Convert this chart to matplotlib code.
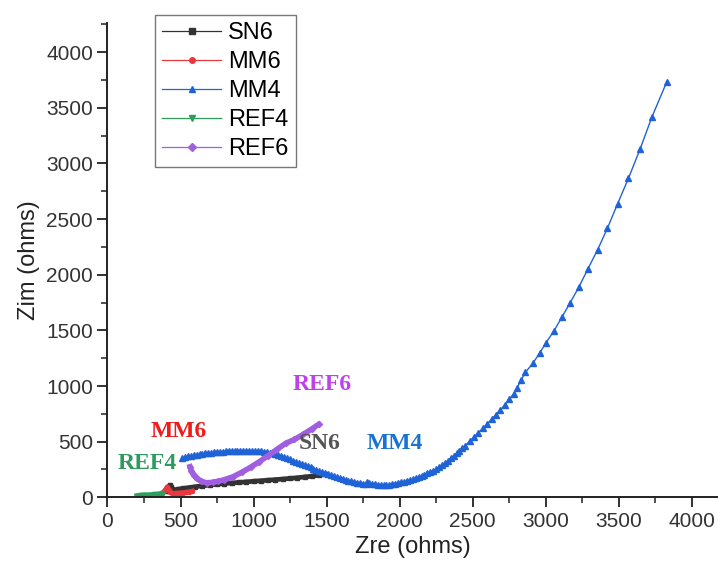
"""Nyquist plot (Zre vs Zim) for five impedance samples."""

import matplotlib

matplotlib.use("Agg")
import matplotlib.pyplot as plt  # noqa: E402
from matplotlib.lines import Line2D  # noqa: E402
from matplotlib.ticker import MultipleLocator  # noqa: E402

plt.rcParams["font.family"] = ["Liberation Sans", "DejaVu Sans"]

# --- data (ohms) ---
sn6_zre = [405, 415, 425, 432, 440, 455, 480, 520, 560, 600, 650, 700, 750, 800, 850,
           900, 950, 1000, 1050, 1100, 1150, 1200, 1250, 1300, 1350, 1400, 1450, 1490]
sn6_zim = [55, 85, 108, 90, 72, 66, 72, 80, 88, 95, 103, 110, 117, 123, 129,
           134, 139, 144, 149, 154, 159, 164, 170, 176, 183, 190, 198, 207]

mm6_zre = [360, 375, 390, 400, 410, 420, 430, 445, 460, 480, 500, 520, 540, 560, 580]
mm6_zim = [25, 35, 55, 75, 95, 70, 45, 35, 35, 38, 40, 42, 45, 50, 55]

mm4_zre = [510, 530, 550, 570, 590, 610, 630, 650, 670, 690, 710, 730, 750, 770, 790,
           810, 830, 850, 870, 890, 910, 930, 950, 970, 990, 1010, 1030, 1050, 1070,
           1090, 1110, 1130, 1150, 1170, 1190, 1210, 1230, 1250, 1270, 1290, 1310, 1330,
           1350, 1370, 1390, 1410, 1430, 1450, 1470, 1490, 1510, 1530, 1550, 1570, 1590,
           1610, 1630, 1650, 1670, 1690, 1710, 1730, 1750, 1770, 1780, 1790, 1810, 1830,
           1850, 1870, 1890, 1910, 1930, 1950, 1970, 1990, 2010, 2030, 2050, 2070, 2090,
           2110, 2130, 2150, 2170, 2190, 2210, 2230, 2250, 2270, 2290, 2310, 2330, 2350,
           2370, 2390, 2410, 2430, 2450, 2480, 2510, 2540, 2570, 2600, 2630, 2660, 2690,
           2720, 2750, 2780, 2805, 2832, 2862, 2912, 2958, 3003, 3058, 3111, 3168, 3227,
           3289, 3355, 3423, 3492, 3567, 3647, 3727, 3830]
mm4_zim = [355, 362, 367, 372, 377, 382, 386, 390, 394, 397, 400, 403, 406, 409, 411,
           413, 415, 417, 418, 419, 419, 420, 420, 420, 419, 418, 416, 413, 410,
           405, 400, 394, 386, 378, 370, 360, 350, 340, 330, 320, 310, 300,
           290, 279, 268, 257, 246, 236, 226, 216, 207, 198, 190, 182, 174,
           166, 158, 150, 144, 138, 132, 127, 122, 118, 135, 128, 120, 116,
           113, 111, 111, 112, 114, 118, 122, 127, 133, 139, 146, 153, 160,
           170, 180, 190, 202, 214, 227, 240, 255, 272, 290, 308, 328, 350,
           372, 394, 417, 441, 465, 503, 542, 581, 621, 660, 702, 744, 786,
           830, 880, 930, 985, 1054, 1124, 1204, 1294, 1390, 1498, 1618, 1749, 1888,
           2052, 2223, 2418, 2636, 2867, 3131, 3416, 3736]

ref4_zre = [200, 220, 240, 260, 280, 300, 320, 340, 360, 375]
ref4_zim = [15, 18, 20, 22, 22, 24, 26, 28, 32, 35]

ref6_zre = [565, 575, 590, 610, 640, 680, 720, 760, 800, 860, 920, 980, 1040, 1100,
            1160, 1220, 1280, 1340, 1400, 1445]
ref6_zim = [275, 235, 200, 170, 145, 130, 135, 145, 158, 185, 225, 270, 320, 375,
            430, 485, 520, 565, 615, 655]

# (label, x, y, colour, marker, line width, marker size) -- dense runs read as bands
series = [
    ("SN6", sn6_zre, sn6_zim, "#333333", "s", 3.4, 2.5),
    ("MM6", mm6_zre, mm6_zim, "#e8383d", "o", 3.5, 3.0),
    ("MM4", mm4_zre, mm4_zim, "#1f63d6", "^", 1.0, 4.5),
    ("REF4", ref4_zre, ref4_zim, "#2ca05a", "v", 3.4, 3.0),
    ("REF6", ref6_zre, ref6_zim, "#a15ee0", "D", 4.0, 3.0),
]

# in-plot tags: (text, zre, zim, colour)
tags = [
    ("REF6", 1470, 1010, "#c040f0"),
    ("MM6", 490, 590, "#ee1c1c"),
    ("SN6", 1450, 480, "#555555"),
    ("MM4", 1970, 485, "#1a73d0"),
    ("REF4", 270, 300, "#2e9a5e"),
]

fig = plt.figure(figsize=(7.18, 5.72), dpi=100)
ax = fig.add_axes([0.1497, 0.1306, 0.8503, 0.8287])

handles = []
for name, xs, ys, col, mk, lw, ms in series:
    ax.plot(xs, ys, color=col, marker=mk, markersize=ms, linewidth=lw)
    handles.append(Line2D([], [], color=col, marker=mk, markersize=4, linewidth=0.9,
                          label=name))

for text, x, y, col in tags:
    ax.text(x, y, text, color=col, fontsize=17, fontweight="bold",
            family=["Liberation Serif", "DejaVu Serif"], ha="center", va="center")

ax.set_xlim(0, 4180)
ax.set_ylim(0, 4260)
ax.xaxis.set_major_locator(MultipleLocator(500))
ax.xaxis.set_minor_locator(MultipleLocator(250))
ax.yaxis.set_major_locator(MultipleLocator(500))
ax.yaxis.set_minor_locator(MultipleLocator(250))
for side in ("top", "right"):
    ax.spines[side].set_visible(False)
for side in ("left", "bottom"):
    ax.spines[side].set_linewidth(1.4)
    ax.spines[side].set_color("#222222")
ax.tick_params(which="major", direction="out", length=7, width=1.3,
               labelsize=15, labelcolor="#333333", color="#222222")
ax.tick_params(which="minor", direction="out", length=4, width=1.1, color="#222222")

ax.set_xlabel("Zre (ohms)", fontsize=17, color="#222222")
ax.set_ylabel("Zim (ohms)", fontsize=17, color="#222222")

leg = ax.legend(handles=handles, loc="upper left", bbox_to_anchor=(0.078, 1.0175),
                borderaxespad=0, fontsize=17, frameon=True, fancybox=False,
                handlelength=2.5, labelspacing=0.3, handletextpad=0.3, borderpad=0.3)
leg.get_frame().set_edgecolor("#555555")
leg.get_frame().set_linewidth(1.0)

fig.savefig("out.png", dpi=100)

· · · · ·

Given request:
Give only the number of lines in the preceding material that contain the string "matplotlib".

Output for this exercise:
6